Julyan Cartwright is an interdisciplinary physicist working in Granada, Spain at the Andalusian Earth Sciences Institute of the CSIC (Spanish National Research Council) and affiliated with the Carlos I Institute of Theoretical and Computational Physics at the University of Granada.

He is known for his research
on how form and pattern emerge in nature, the dynamics of natural systems, across disciplinary boundaries, including his studies of the dynamics of passive scalars in chaotic advection of fluids, bailout embeddings, the Bogdanov map, the influence of fluid mechanics on the development of vertebrate left-right asymmetry, self-organization of biomineralization structures of mollusc shell including mother of pearl (nacre) and cuttlebone, excitable media, and chemobrionics: self-assembling porous precipitate structures, such as chemical gardens, brinicles, and submarine hydrothermal vents.

He is among the researchers in the Stanford list of the World's top 2% most cited scientists. He is chair of the international COST action Chemobionics and chair of the scientific advisory committee to the international conference Dynamics Days Europe. He is editor of the Cambridge University Press journal Elements in Dynamical Systems.

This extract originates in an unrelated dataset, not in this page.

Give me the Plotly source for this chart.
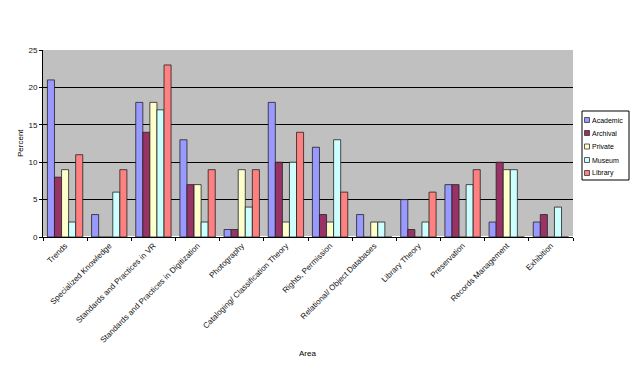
import plotly.graph_objects as go

categories = [
    "Trends",
    "Specialized Knowledge",
    "Standards and Practices in VR",
    "Standards and Practices in Digitization",
    "Photography",
    "Cataloging/ Classification Theory",
    "Rights, Permission",
    "Relational/ Object Databases",
    "Library Theory",
    "Preservation",
    "Records Management",
    "Exhibition",
]

academic = [21, 3, 18, 13, 1, 18, 12, 3, 5, 7, 2, 2]
archival = [8, 0, 14, 7, 1, 10, 3, 0, 1, 7, 10, 3]
private = [9, 0, 18, 7, 9, 2, 2, 2, 0, 0, 9, 0]
museum = [2, 6, 17, 2, 4, 10, 13, 2, 2, 7, 9, 4]
library = [11, 9, 23, 9, 9, 14, 6, 0, 6, 9, 0, 0]

series = [
    ("Academic", academic, "#9999FF"),
    ("Archival", archival, "#993366"),
    ("Private", private, "#FFFFCC"),
    ("Museum", museum, "#CCFFFF"),
    ("Library", library, "#FF8080"),
]

W, H = 637, 374
L, R, T, B = 43, 573, 50, 237

def px(x):
    return (x - L) / (R - L)

def py(y):
    return (B - y) / (B - T)

fig = go.Figure()
for name, vals, color in series:
    fig.add_trace(go.Bar(
        name=name, x=categories, y=vals,
        marker=dict(color=color, line=dict(color="#222222", width=0.8)),
        showlegend=False,
    ))

font = "Liberation Sans, Arial, sans-serif"

# custom compact legend (Excel style)
shapes = [dict(type="rect", xref="paper", yref="paper",
               x0=px(582), x1=px(629), y0=py(180), y1=py(111),
               line=dict(color="black", width=1), fillcolor="white", layer="above")]
annotations = []
ys = [120, 133, 146.5, 160, 173]
for (name, vals, color), yy in zip(series, ys):
    shapes.append(dict(type="rect", xref="paper", yref="paper",
                       x0=px(584.5), x1=px(589.5), y0=py(yy + 2.5), y1=py(yy - 2.5),
                       line=dict(color="#333333", width=0.8), fillcolor=color, layer="above"))
    annotations.append(dict(xref="paper", yref="paper", x=px(589.5), y=py(yy),
                            text=name, showarrow=False, xanchor="left", yanchor="middle",
                            font=dict(family=font, size=7, color="black")))

# axis titles
annotations.append(dict(xref="paper", yref="paper", x=px(20), y=py(143), text="Percent",
                        textangle=-90, showarrow=False, xanchor="center", yanchor="middle",
                        font=dict(family=font, size=8, color="black")))
annotations.append(dict(xref="paper", yref="paper", x=px(307), y=py(353), text="Area",
                        showarrow=False, xanchor="center", yanchor="middle",
                        font=dict(family=font, size=8, color="black")))

fig.update_layout(
    width=W, height=H,
    margin=dict(l=L, r=W - R, t=T, b=H - B),
    paper_bgcolor="white",
    plot_bgcolor="#C0C0C0",
    barmode="group",
    bargap=0.2,
    bargroupgap=0,
    font=dict(family=font, size=8, color="black"),
    showlegend=False,
    shapes=shapes,
    annotations=annotations,
    xaxis=dict(
        tickangle=-45, showline=True, linecolor="black", linewidth=1,
        ticks="outside", tickson="boundaries", ticklen=3, tickcolor="black",
        tickfont=dict(size=8, color="#111111", family=font),
        automargin=False,
    ),
    yaxis=dict(
        range=[0, 25], dtick=5, showgrid=True, gridcolor="black", gridwidth=1,
        showline=True, linecolor="black", linewidth=1,
        ticks="outside", ticklen=3, tickcolor="black",
        tickfont=dict(size=8, color="#111111", family=font),
        automargin=False,
    ),
)

fig.write_html("out.html", config={"displayModeBar": False},
               post_script="document.body.style.margin='0';document.body.style.overflow='hidden';")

Press interest in his research has highlighted his work on chemical gardens, on pitch perception in the auditory system, on how symmetry is broken so that the heart is on the left, on how bees construct spiral bee combs, on the formation of nacre and pearls, on how brinicle ice tubes grow both on Earth and on Jupiter's moon, Europa, on the information content of complex self-assembled materials on the rogue wave nature of Hokusai's famous artwork the Great Wave off Kanagawa, on the Möbius strip before Möbius, on the possible melting of oceanic methane hydrate deposits owing to climate change, and on the origin of life at alkaline submarine hydrothermal vents and their relevance to astrobiology.